There's no way to know for sure if you'll be able to manually control the fans on your board or not until you try poking around with direct commands using IPMI from a command line terminal. More on that below. If that isn't an option for you, I would suggest you investigate swapping out your fans. There are a few posts on this forum from folks who have done it. I have personally experimented with a 4U Supermicro chassis and had some success with substituting Noctua fans for the front mounted jet engine fans in that particular case. However, it's not all gravy. There are some downsides to this approach, including the fact you may need to run after-market quiet fans at full speed all the time, and they may not provide sufficient cooling, depending on your use case.
Now, to probe whether or not you are able to manually control your fans. Supermicro X9 boards - when they allow manual fan control - only allow it at the fan Zone level, and not the individual fan level. My suggestion is to try setting your fan zones to 50% power, and listen and/or monitor your fan sensors to determine if the changes take hold or not.
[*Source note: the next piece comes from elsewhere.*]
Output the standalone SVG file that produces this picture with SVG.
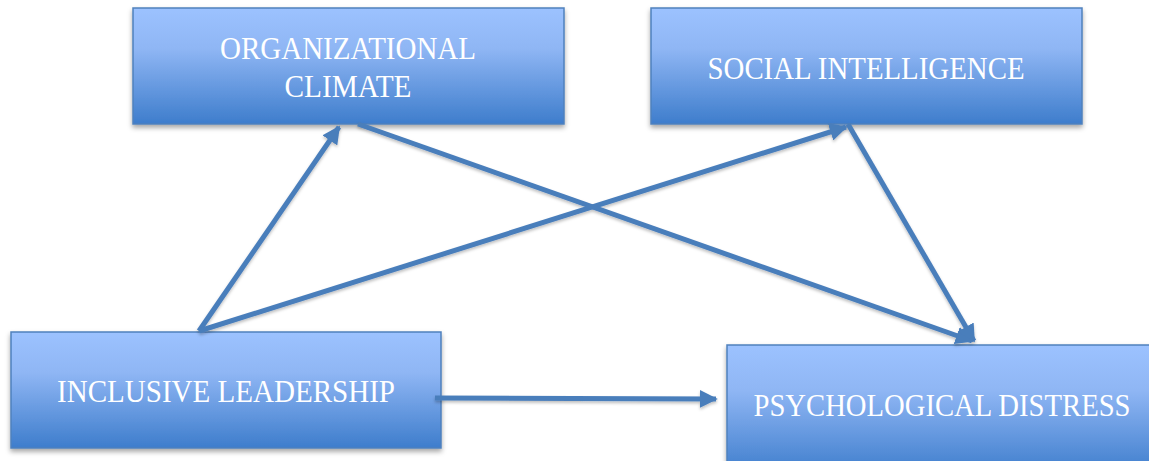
<svg xmlns="http://www.w3.org/2000/svg" width="1149" height="461" viewBox="0 0 1149 461">
<style>
.box{fill:url(#g);stroke:#4f81bd;stroke-width:1.5;filter:url(#sh)}
.t{font-family:"Liberation Serif","DejaVu Serif",serif;font-size:32px;fill:#ffffff;text-anchor:middle}
.c{stroke:#4a7ebb;stroke-width:5;fill:none;marker-end:url(#ah)}
</style>
<defs>
<linearGradient id="g" x1="0" y1="0" x2="0" y2="1">
<stop offset="0" stop-color="#9cc2ff"/>
<stop offset="0.35" stop-color="#8fb6f4"/>
<stop offset="1" stop-color="#3e7dcc"/>
</linearGradient>
<filter id="sh" x="-10%" y="-10%" width="120%" height="130%">
<feDropShadow dx="0" dy="3" stdDeviation="2.5" flood-color="#000" flood-opacity="0.35"/>
</filter>
<filter id="sh2" filterUnits="userSpaceOnUse" x="0" y="0" width="1149" height="461">
<feDropShadow dx="0" dy="2" stdDeviation="1.5" flood-color="#000" flood-opacity="0.25"/>
</filter>
<marker id="ah" viewBox="0 0 10 10" refX="9" refY="5" markerWidth="3.6" markerHeight="3.6" orient="auto" markerUnits="strokeWidth">
<path d="M0,0 L10,5 L0,10 Z" fill="#4a7ebb"/>
</marker>
</defs>
<g id="oc">
<rect class="box" x="133" y="8" width="431" height="116"/>
<text class="t" x="348" y="59" textLength="256" lengthAdjust="spacingAndGlyphs">ORGANIZATIONAL</text>
<text class="t" x="348" y="97" textLength="127" lengthAdjust="spacingAndGlyphs">CLIMATE</text>
</g>
<g id="si">
<rect class="box" x="651" y="8" width="431" height="116"/>
<text class="t" x="866" y="79" textLength="317" lengthAdjust="spacingAndGlyphs">SOCIAL INTELLIGENCE</text>
</g>
<g id="il">
<rect class="box" x="11" y="332" width="430" height="116"/>
<text class="t" x="226" y="402" textLength="338" lengthAdjust="spacingAndGlyphs">INCLUSIVE LEADERSHIP</text>
</g>
<g id="pd">
<rect class="box" x="727" y="345" width="440" height="130"/>
<text class="t" x="942" y="416" textLength="377" lengthAdjust="spacingAndGlyphs">PSYCHOLOGICAL DISTRESS</text>
</g>
<g id="connectors" filter="url(#sh2)">
<line class="c" x1="199" y1="331" x2="339" y2="127"/>
<line class="c" x1="199" y1="331" x2="846" y2="127"/>
<line class="c" x1="358" y1="124" x2="972" y2="341"/>
<line class="c" x1="848" y1="124" x2="974" y2="341"/>
<line class="c" x1="435" y1="398" x2="716" y2="399"/>
</g>
</svg>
You must first set the fan mode to FULL. It's an odd quirk of Supermicro.
Fan zone 0 should be the CPU/System fan zone for this board (FAN header IDs FAN1-FAN6), and fan zone 1 should be the other zone (FANA/FANB). However, in order to prevent potentially damaging your CPU and/or triggering the fan too-low thresholds in the BMC, I would recommend you start by trying to force the fans to 50% speed and see if you can detect a change or not. You will know whether it works or not, because since the first step is to place the fans in FULL mode, they will be at 100% power and stay there if the commands to control them are unsuccessful, so you'll know if it's going to work or not right away.
- Set IPMI fan mode to FULL: raw 0x30 0x45 0x01 0x01
- Set fan zone 0 to duty cycle 7F (50%): raw 0x32 0x91 0x00 0x7f
- Set fan zone 1 to duty cycle 7F (50%): raw 0x32 0x91 0x01 0x7f
Hopefully, all this info is helpful!